An Emerging Agency OS

Google and Neil Perkin have been running three Firestarters events. Neil described the need for a plannerly talking shop as: “There has never been more debate around the future for agencies, but with the challenges of a networked world and all that brings with it in terms of accelerating change, the explosion in data, real-time, new forms of story-telling, the question remains a highly pertinent one. A more meaningful relationship between advertising and technology seems to be finally emerging, reflected perhaps in the fact that this years Cannes Cyber Lions seemed to be more about experiences than messaging.”

The first event looked at real time, or agile planning. The second looked at this theme through design and its implications on planning marketing and business ideas.

The third built on these two and I was asked alongside Mel Exon and James Caig to present a vision for the Agency OS of the future. All of our presentations can be viewed here.

And here's my notes for quick reading:

What’s broke?

- Our focus:

Outcomes have become divorced from outputs.

Clients seek a profitable growth outcome, agencies seek rewards from a famous output.
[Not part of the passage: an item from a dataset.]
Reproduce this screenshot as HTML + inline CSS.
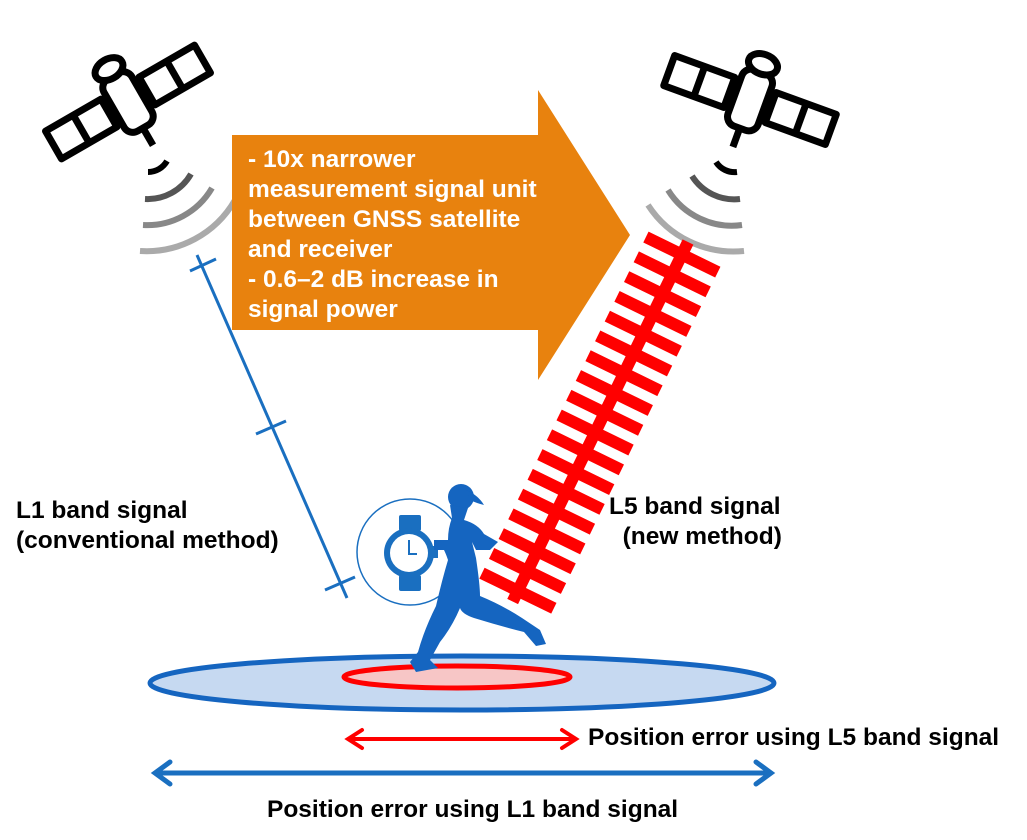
<!DOCTYPE html>
<html><head><meta charset="utf-8"><style>
html,body{margin:0;padding:0;background:#fff;}
body{width:1027px;height:840px;overflow:hidden;position:relative;font-family:"Liberation Sans",Arial,sans-serif;}
.t{position:absolute;font-weight:bold;color:#000;font-size:24.5px;line-height:30px;white-space:nowrap;}
.w{color:#fff;}
</style></head><body>
<svg width="1027" height="840" style="position:absolute;left:0;top:0">
<defs>
<g id="sat" fill="none" stroke="#000" stroke-width="7" stroke-linejoin="round">
<rect x="-16" y="-30" width="32" height="60" rx="10"/>
<ellipse cx="0" cy="-38" rx="15" ry="10" fill="#fff"/>
<line x1="0" y1="30" x2="0" y2="50"/>
<rect x="-86" y="-16" width="64" height="32"/>
<line x1="-54" y1="-16" x2="-54" y2="16"/>
<rect x="22" y="-16" width="64" height="32"/>
<line x1="54" y1="-16" x2="54" y2="16"/>
</g>
</defs>
<use href="#sat" transform="translate(128,102) rotate(-30)"/>
<use href="#sat" transform="translate(750,100) rotate(20)"/>
<g fill="none" stroke-width="6">
<path d="M148 172 A22 22 0 0 0 167 161" stroke="#000"/>
<path d="M145 199 A50 50 0 0 0 191 174" stroke="#555"/>
<path d="M143 225 A75 75 0 0 0 212 188" stroke="#888"/>
<path d="M140 251 A102 102 0 0 0 235 200" stroke="#aaa"/>
<path d="M737 172 A22 22 0 0 1 716 162" stroke="#000"/>
<path d="M740 199 A50 50 0 0 1 692 176" stroke="#555"/>
<path d="M742 225 A75 75 0 0 1 668 190" stroke="#888"/>
<path d="M744 251 A102 102 0 0 1 648 205" stroke="#aaa"/>
</g>
<g stroke="#1a6fc0" stroke-width="3">
<line x1="197" y1="255" x2="347" y2="598"/>
<line x1="190" y1="271" x2="216" y2="259"/>
<line x1="256" y1="434" x2="286" y2="421"/>
<line x1="325" y1="590" x2="355" y2="577"/>
</g>
<polygon points="232,135 538,135 538,90 630,235 538,380 538,330 232,330" fill="#e8820e"/>
<g transform="translate(688,242) rotate(26)" fill="#f00">
<rect x="-6" y="0" width="12" height="400"/>
<rect x="-40" y="8" width="80" height="12"/><rect x="-40" y="30" width="80" height="12"/>
<rect x="-40" y="52" width="80" height="12"/><rect x="-40" y="74" width="80" height="12"/>
<rect x="-40" y="96" width="80" height="12"/><rect x="-40" y="118" width="80" height="12"/>
<rect x="-40" y="140" width="80" height="12"/><rect x="-40" y="162" width="80" height="12"/>
<rect x="-40" y="184" width="80" height="12"/><rect x="-40" y="206" width="80" height="12"/>
<rect x="-40" y="228" width="80" height="12"/><rect x="-40" y="250" width="80" height="12"/>
<rect x="-40" y="272" width="80" height="12"/><rect x="-40" y="294" width="80" height="12"/>
<rect x="-40" y="316" width="80" height="12"/><rect x="-40" y="338" width="80" height="12"/>
<rect x="-40" y="360" width="80" height="12"/><rect x="-40" y="382" width="80" height="12"/>
</g>
<ellipse cx="462" cy="683" rx="312" ry="27" fill="#c6d9f1" stroke="#1565c0" stroke-width="5"/>
<ellipse cx="457" cy="677" rx="113" ry="11" fill="#f7c6c6" stroke="#f00" stroke-width="5"/>
<circle cx="410" cy="552" r="53" fill="#fff" stroke="#1a6fc0" stroke-width="1.5"/>
<g fill="#1a6fc0">
<rect x="399" y="515" width="22" height="16" rx="2"/>
<rect x="399" y="575" width="22" height="16" rx="2"/>
<circle cx="409" cy="553" r="25"/>
<rect x="432" y="546" width="6" height="12"/>
</g>
<circle cx="409" cy="553" r="19" fill="#fff"/>
<path d="M409 540 V554 H417" stroke="#1a6fc0" stroke-width="2" fill="none"/>
<g fill="#1565c0">
<circle cx="461" cy="497" r="13"/>
<path d="M466 490 Q478 495 484 505 Q476 503 470 500 Z"/>
<path d="M450 505 L468 508 L464 520 Q478 524 484 534 L498 542 L490 550 L476 550 L472 542 L476 558 Q480 585 480 596 Q502 605 522 618 L540 630 L546 644 L536 646 L524 632 Q500 626 474 618 Q462 614 460 608 Q452 627 440 642 L430 660 L438 668 L416 672 L410 662 L418 652 Q424 630 436 606 Q442 580 448 560 Q446 554 444 550 L434 550 L434 540 L448 540 Q448 528 452 518 Z"/>
</g>
<g stroke="#f00" stroke-width="4" fill="none" stroke-linecap="round">
<line x1="350" y1="739" x2="574" y2="739"/>
<polyline points="362,730 348,739 362,748"/>
<polyline points="562,730 576,739 562,748"/>
</g>
<g stroke="#1a6fc0" stroke-width="5" fill="none" stroke-linecap="round">
<line x1="156" y1="773" x2="768" y2="773"/>
<polyline points="170,762 155,773 170,784"/>
<polyline points="756,762 771,773 756,784"/>
</g>
</svg>
<div class="t w" style="left:248px;top:145px;">- 10x narrower<br>measurement signal unit<br>between GNSS satellite<br>and receiver<br>- 0.6–2 dB increase in<br>signal power</div>
<div class="t" style="left:16px;top:496px;">L1 band signal<br>(conventional method)</div>
<div class="t" style="left:609px;top:492px;">L5 band signal<br>&nbsp;&nbsp;(new method)</div>
<div class="t" style="left:588px;top:723px;">Position error using L5 band signal</div>
<div class="t" style="left:267px;top:795px;">Position error using L1 band signal</div>
</body></html>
Clients like increased profit, agencies like making things.

Consequently, clients don’t always value the same things as agencies do.

Replacing a client with a new one easily costs £100k or more. Our failure to align is eating into our profit and morale.

- Our business model:

Agencies have two masters but only get paid by one.
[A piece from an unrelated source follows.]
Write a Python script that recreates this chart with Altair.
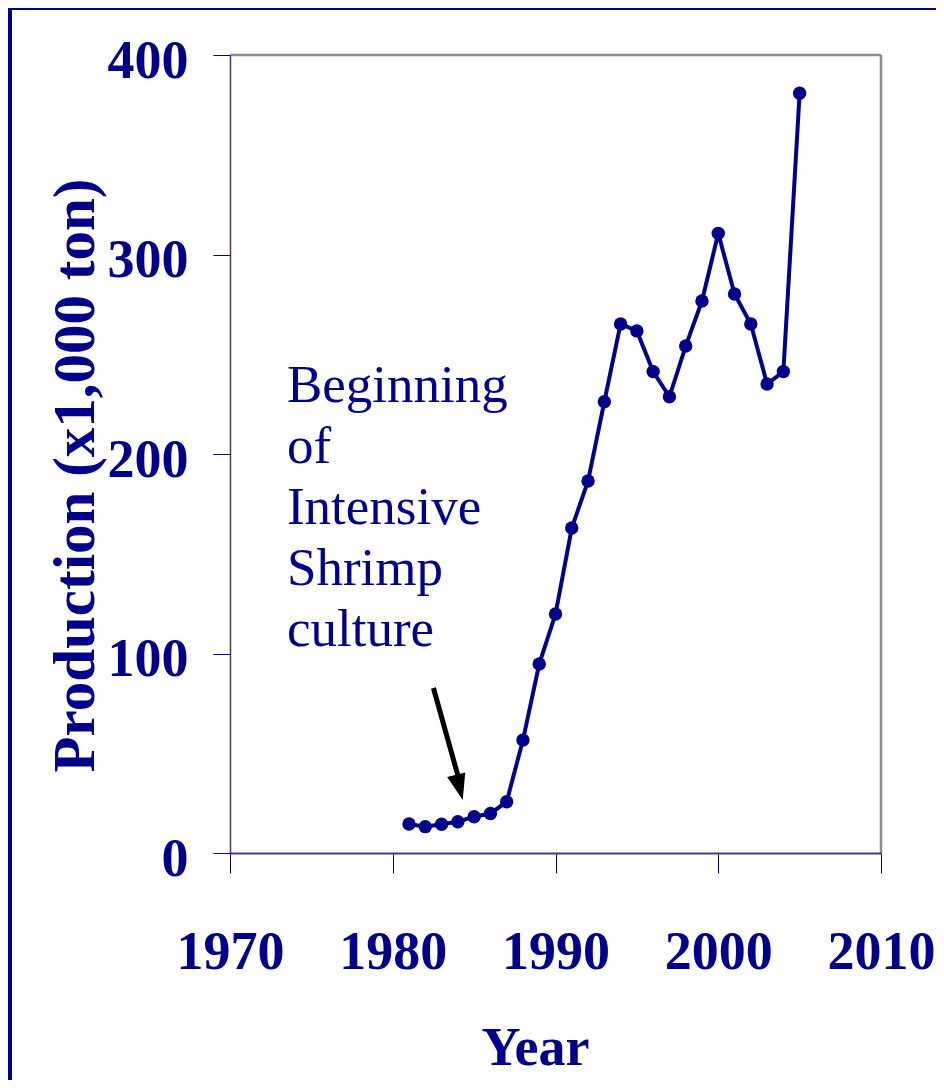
import altair as alt
import pandas as pd

# ---------------- data ----------------
years = list(range(1981, 2006))
production = [14.5, 13.2, 14.4, 15.7, 18.2, 19.8, 25.7, 56.6, 94.7, 119.8,
              162.9, 186.5, 226.2, 265.2, 261.7, 241.3, 228.7, 254.1, 276.7,
              310.6, 280.2, 265.2, 235.1, 241.3, 380.8]
x_ticks = [1970, 1980, 1990, 2000, 2010]
y_ticks = [0, 100, 200, 300, 400]
note_lines = ["Beginning", "of", "Intensive", "Shrimp", "culture"]
note_anchor = [1973.5, 226.1]
arrow_tail = [1982.5, 82.7]
arrow_base = [1984.0, 38.9]
arrow_tip = [1984.3, 26.6]

NAVY = "#000088"
FONT = "Liberation Serif"

df = pd.DataFrame({"x": years, "y": production})
frame_df = pd.DataFrame({"x": [1970, 2010], "x2": [2010, 2010],
                         "y": [400, 0], "y2": [400, 400]})
arrow_df = pd.DataFrame({"x": [arrow_tail[0]], "y": [arrow_tail[1]],
                         "x2": [arrow_base[0]], "y2": [arrow_base[1]]})
tip_df = pd.DataFrame({"x": [arrow_tip[0]], "y": [arrow_tip[1]]})
note_df = pd.DataFrame({"x": [note_anchor[0]], "y": [note_anchor[1]],
                        "t": ["\n".join(note_lines)]})
bg_df = pd.DataFrame({"a": [0]})

xs = alt.Scale(domain=[1970, 2010], nice=False, zero=False)
ys = alt.Scale(domain=[0, 400], nice=False, zero=False)

xaxis = alt.Axis(values=x_ticks, format="d", title="Year", grid=False,
                 labelFont=FONT, labelFontSize=54, labelFontWeight="bold",
                 labelColor=NAVY, labelBaseline="alphabetic", labelPadding=95,
                 labelFlush=False, labelOverlap=False,
                 tickSize=20, tickColor=NAVY, tickWidth=1,
                 domainColor="#404070", domainWidth=2,
                 titleFont=FONT, titleFontSize=54, titleFontWeight="bold",
                 titleColor=NAVY, titleX=305, titleY=211,
                 titleBaseline="alphabetic", titleAlign="center", zindex=1)
yaxis = alt.Axis(values=y_ticks, format="d", title="Production (x1,000 ton)",
                 grid=False,
                 labelFont=FONT, labelFontSize=54, labelFontWeight="bold",
                 labelColor=NAVY, labelBaseline="alphabetic", labelOffset=22,
                 labelPadding=25, labelOverlap=False,
                 tickSize=17, tickColor=NAVY, tickWidth=1,
                 domainColor="#404070", domainWidth=1.5,
                 titleFont=FONT, titleFontSize=59, titleFontWeight="bold",
                 titleColor=NAVY, titleAngle=270, titleX=-155, titleY=420,
                 titleBaseline="middle", titleAlign="center", zindex=1)

X = alt.X("x:Q", scale=xs, axis=xaxis)
Y = alt.Y("y:Q", scale=ys, axis=yaxis)

panel = alt.Chart(bg_df).mark_rect(color="white").encode(
    x=alt.value(-218), x2=alt.value(730), y=alt.value(-45), y2=alt.value(1040))

frame = alt.Chart(frame_df).mark_rule(color="#8c8c8c", strokeWidth=2.5).encode(
    x=X, x2="x2:Q", y=Y, y2="y2:Q")

line = alt.Chart(df).mark_line(color=NAVY, strokeWidth=4).encode(x=X, y=Y)
dots = alt.Chart(df).mark_circle(color=NAVY, size=180, opacity=1).encode(x=X, y=Y)

shaft = alt.Chart(arrow_df).mark_rule(color="black", strokeWidth=5).encode(
    x=X, y=Y, x2="x2:Q", y2="y2:Q")
head = alt.Chart(tip_df).mark_point(
    shape="M0,0L-0.36,-1L0.36,-1Z", filled=True, color="black", opacity=1,
    size=2704, angle=345.5, strokeWidth=0).encode(x=X, y=Y)

note = alt.Chart(note_df).mark_text(
    align="left", baseline="alphabetic", font=FONT, fontSize=53,
    color=NAVY, lineHeight=61, lineBreak="\n").encode(x=X, y=Y, text="t:N")

chart = alt.layer(panel, frame, line, dots, shaft, head, note).properties(
    width=651, height=798,
    autosize=alt.AutoSizeParams(type="none"),
    padding={"left": 222, "top": 47, "right": 55, "bottom": 227},
    background=NAVY,
).configure_view(stroke=None)

chart.save("out.html", embed_options={"renderer": "svg", "actions": False})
Agencies are addicted to short term client cash whereas consumers offer an additional revenue stream.

Spend will slowly flow away from agencies to cheaper crowd and outsourced services. All areas will be affected, from strategy modeling, to production, to optimisation to ideas.

As marketing, products, services and media merge, agencies, with new partners, will be able to service consumers as well as clients.

What’s the need?

Client needs are simple: Clients need Ideas, Innovation and (real time) Intelligence to power sales.

Agency needs are to attract best talent and to increase revenue to pay for that talent and any (currently lacking) R&D.

- Talent: Agencies are full of inventive and productive people but servicing clients full-time undermines motivation. If they are to be kept in agencies, agencies will need to find better ways to fulfil them.

- Revenue: Agencies have loads of ideas but make too few. We can divorce ourselves of client only revenue by exploiting our existing ideas and engaging new partners to fund and develop our ideas to successful launch and customer revenue.

What are the trends?

Two agency types are emerging – those that value outcomes, and those that value outputs:

1) Outcomes agencies will worship effectiveness and will be built around the client’s business. They will become convergence consultants to deliver Ideas, Innovation and Intelligence (from any source) to grow client profit over time.

2) Output agencies will continue to generate big ideas, they will create fame for clients but will also develop new revenue streams for those ideas from direct to consumer products and services, thereby beating their addiction to short term client cash.

All agencies need an AgencyOS – a data driven platform and structural/organising principle to deliver real time insight, development and optimisation.

The most successful agencies will deliver both ideas and effectiveness. But those will be rare as the increase of channels and approaches continues.

Implications

1. The agencies closest to the data will lead their agency partners and will gain new business. The most successful agencies will combine both talents in equal measure.

2. In client organisations, the older generations will cede control to younger managers investing ahead of the curve for the real time and digital future that’s unfolding. This will come too slowly for some. Those that don’t answer customer’s immediate needs will quickly lose customers.